▶ _RAW RECORDS_:
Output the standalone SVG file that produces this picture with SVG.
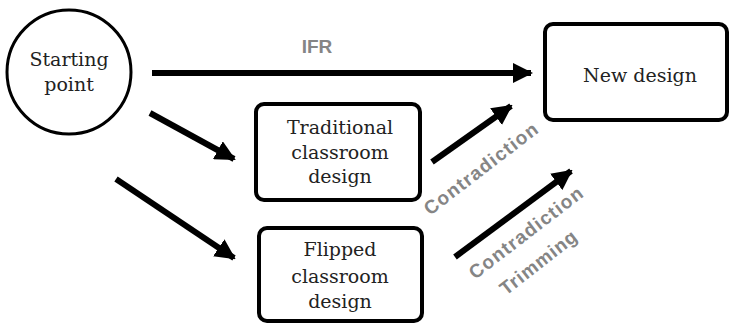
<svg xmlns="http://www.w3.org/2000/svg" width="731" height="323" viewBox="0 0 731 323">
<defs>
<style>
.node{fill:#fff;stroke:#000;stroke-width:4}
.nt{font-family:"DejaVu Serif","Liberation Serif",serif;font-size:19px;fill:#222;text-anchor:middle}
.lbl{font-family:"Liberation Sans",Arial,sans-serif;font-weight:bold;font-size:19px;fill:#858585}
.edge{stroke:#000;stroke-width:6;fill:none}
</style>
<marker id="ah" viewBox="0 0 10 10" refX="9" refY="5" markerWidth="3.4" markerHeight="3.4" markerUnits="strokeWidth" orient="auto">
<path d="M0,0 L10,5 L0,10 Z" fill="#000"/>
</marker>
</defs>
<rect width="731" height="323" fill="#fff"/>
<g id="start">
<circle cx="69" cy="72" r="62" fill="#fff" stroke="#000" stroke-width="3"/>
<text class="nt" x="69" y="66">Starting</text>
<text class="nt" x="69" y="91">point</text>
</g>
<g id="newdesign">
<rect class="node" x="545" y="24" width="182" height="96" rx="8"/>
<text class="nt" x="640" y="82">New design</text>
</g>
<g id="traditional">
<rect class="node" x="256" y="104" width="164" height="96" rx="8"/>
<text class="nt" x="340" y="134">Traditional</text>
<text class="nt" x="340" y="159">classroom</text>
<text class="nt" x="340" y="183">design</text>
</g>
<g id="flipped">
<rect class="node" x="259" y="228" width="163" height="93" rx="8"/>
<text class="nt" x="340" y="256">Flipped</text>
<text class="nt" x="340" y="283">classroom</text>
<text class="nt" x="340" y="308">design</text>
</g>
<g id="connectors">
<line class="edge" x1="152" y1="73" x2="531" y2="73" marker-end="url(#ah)"/>
<line class="edge" x1="150" y1="113" x2="234" y2="159" marker-end="url(#ah)"/>
<line class="edge" x1="116" y1="179" x2="234" y2="258" marker-end="url(#ah)"/>
<line class="edge" x1="432" y1="162" x2="511" y2="106" marker-end="url(#ah)"/>
<line class="edge" x1="455" y1="257" x2="571" y2="171" marker-end="url(#ah)"/>
<text class="lbl" x="317" y="53" text-anchor="middle">IFR</text>
<text class="lbl" transform="translate(430,216) rotate(-37.5)" textLength="138">Contradiction</text>
<text class="lbl" transform="translate(475,280) rotate(-37.5)" textLength="138">Contradiction</text>
<text class="lbl" transform="translate(506,296) rotate(-38)" textLength="92">Trimming</text>
</g>
</svg>
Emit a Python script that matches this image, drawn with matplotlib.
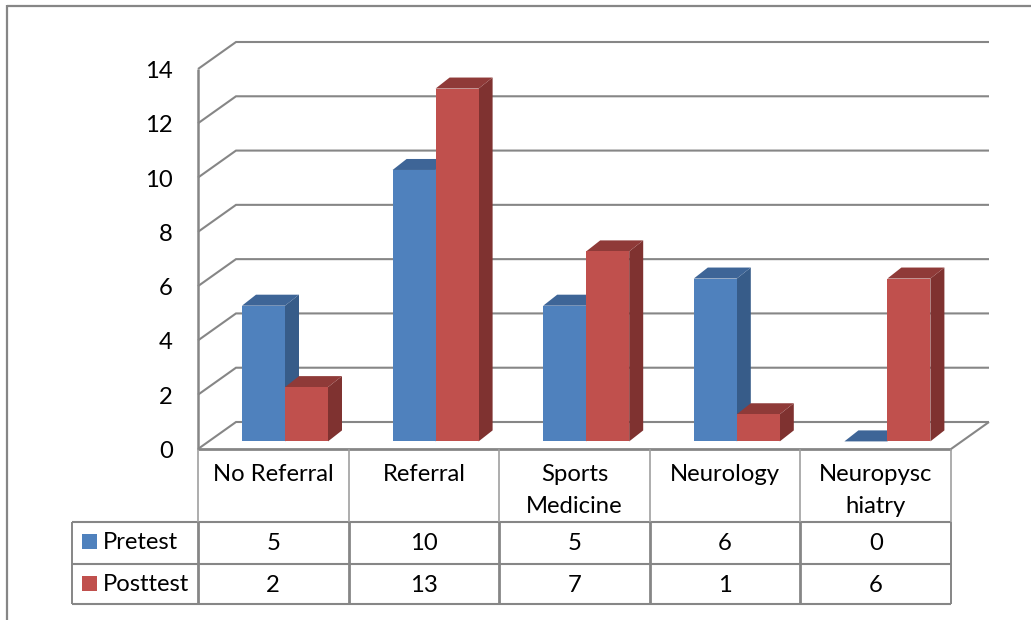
import matplotlib
matplotlib.use("Agg")
import numpy as np
import matplotlib.pyplot as plt
from matplotlib.patches import Polygon

plt.rcParams['font.family'] = ['Lato', 'DejaVu Sans']
plt.rcParams['lines.solid_capstyle'] = 'butt'

# Data
categories = ["No Referral", "Referral", "Sports\nMedicine", "Neurology", "Neuropysc\nhiatry"]
pretest = [5, 10, 5, 6, 0]
posttest = [2, 13, 7, 1, 6]
yticks = [0, 2, 4, 6, 8, 10, 12, 14]

W, H = 1031, 620
GRAY = "#868686"
FONT = 17.2

fig = plt.figure(figsize=(W / 100, H / 100), dpi=100)

# Overlay in pixel units for the outer frame and table rules
page = fig.add_axes([0, 0, 1, 1])
page.set_xlim(0, W)
page.set_ylim(H, 0)
page.axis("off")

# Front plane of the 3D box: one x unit per category, y in data values
left, right, floor, top = 198, 951, 449, 69
ax = fig.add_axes([left / W, 1 - floor / H, (right - left) / W, (floor - top) / H])
ax.set_xlim(0, len(categories))
ax.set_ylim(0, yticks[-1])
ax.axis("off")

unit_x = (right - left) / len(categories)
unit_y = (floor - top) / yticks[-1]
wall_dx, wall_dy = 38 / unit_x, 27 / unit_y
base_dy = 7.6 / unit_y
bar_dx, bar_dy = 14 / unit_x, 11 / unit_y
bar_w = 43 / unit_x
bar_start = 44 / unit_x


def grid_line(v):
    ax.plot([0, wall_dx, len(categories) + wall_dx], [v, v + wall_dy, v + wall_dy],
            color=GRAY, lw=1.5, clip_on=False, zorder=1, solid_joinstyle="miter")


for v in yticks:
    grid_line(v)
    ax.text(-25 / unit_x, v - 2.5 / unit_y, str(v), ha="right", va="center",
            fontsize=FONT, color="black")

# Floor edge on the right hand side and the axis lines
n = len(categories)
ax.plot([n, n + wall_dx], [0, wall_dy], color=GRAY, lw=1.5, clip_on=False, zorder=1)
ax.plot([0, 0], [0, yticks[-1]], color=GRAY, lw=1.8, clip_on=False, zorder=1)


def draw_bars(values, offset, front, side, roof, z):
    x = np.arange(len(values)) + bar_start + offset
    ax.bar(x, values, width=bar_w, bottom=base_dy, align="edge", color=front,
           clip_on=False, zorder=z + 1)
    for xi, v in zip(x, values):
        y0, y1 = base_dy, base_dy + v
        ax.add_patch(Polygon([(xi + bar_w, y0), (xi + bar_w + bar_dx, y0 + bar_dy),
                              (xi + bar_w + bar_dx, y1 + bar_dy), (xi + bar_w, y1)],
                             facecolor=side, edgecolor="none", clip_on=False, zorder=z))
        ax.add_patch(Polygon([(xi, y1), (xi + bar_dx, y1 + bar_dy),
                              (xi + bar_w + bar_dx, y1 + bar_dy), (xi + bar_w, y1)],
                             facecolor=roof, edgecolor="none", clip_on=False, zorder=z))


draw_bars(pretest, 0, "#4F81BD", "#375C89", "#3E6597", 2)
draw_bars(posttest, bar_w, "#C0504D", "#7F3230", "#8F3A38", 4)

# Outer frame
page.plot([7, 7], [H, 5], color=GRAY, lw=1.6)
page.plot([7, W], [5.5, 5.5], color=GRAY, lw=1.6)

# Data table below the plot
row_y = [449, 521.5, 563.5, 604]
col_x = left + np.arange(len(categories) + 1) * unit_x
table_left = 72
page.plot([left, right], [row_y[0], row_y[0]], color=GRAY, lw=2.0)
for y in row_y[1:]:
    page.plot([table_left, right], [y, y], color=GRAY, lw=1.5)
page.plot([table_left, table_left], [row_y[1], row_y[3]], color=GRAY, lw=1.4)
for i, cx in enumerate(col_x):
    page.plot([cx, cx], [row_y[0], row_y[1]], color="#A0A0A0", lw=1.2)
    page.plot([cx, cx], [row_y[1], row_y[3]], color=GRAY, lw=2.0 if i < 5 else 1.4)

for i, name in enumerate(categories):
    cx = col_x[i] + unit_x / 2
    page.text(cx, 464, name, ha="center", va="top", fontsize=FONT, color="black",
              linespacing=1.65)
    page.text(cx, 543, str(pretest[i]), ha="center", va="center", fontsize=FONT, color="black")
    page.text(cx, 585, str(posttest[i]), ha="center", va="center", fontsize=FONT, color="black")

# Series keys in the first table column
for y, label, colour in [(541.5, "Pretest", "#4F81BD"), (583.5, "Posttest", "#C0504D")]:
    page.add_patch(plt.Rectangle((82, y - 7.5), 15, 15, facecolor=colour, edgecolor="none"))
    page.text(103, y + 1, label, ha="left", va="center", fontsize=FONT, color="black")

fig.savefig("out.png", dpi=100)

▶ _GOAL OF THE EXERCISE_: Nothing but the lines from the one containing "Emit a Python" through the one containing "fig = plt.figure(figsize=(W" should appear in your copy, exactly as written and without pictures.

▶ _EXERCISE SOLUTION_:
Emit a Python script that matches this image, drawn with matplotlib.
import matplotlib
matplotlib.use("Agg")
import numpy as np
import matplotlib.pyplot as plt
from matplotlib.patches import Polygon

plt.rcParams['font.family'] = ['Lato', 'DejaVu Sans']
plt.rcParams['lines.solid_capstyle'] = 'butt'

# Data
categories = ["No Referral", "Referral", "Sports\nMedicine", "Neurology", "Neuropysc\nhiatry"]
pretest = [5, 10, 5, 6, 0]
posttest = [2, 13, 7, 1, 6]
yticks = [0, 2, 4, 6, 8, 10, 12, 14]

W, H = 1031, 620
GRAY = "#868686"
FONT = 17.2

fig = plt.figure(figsize=(W / 100, H / 100), dpi=100)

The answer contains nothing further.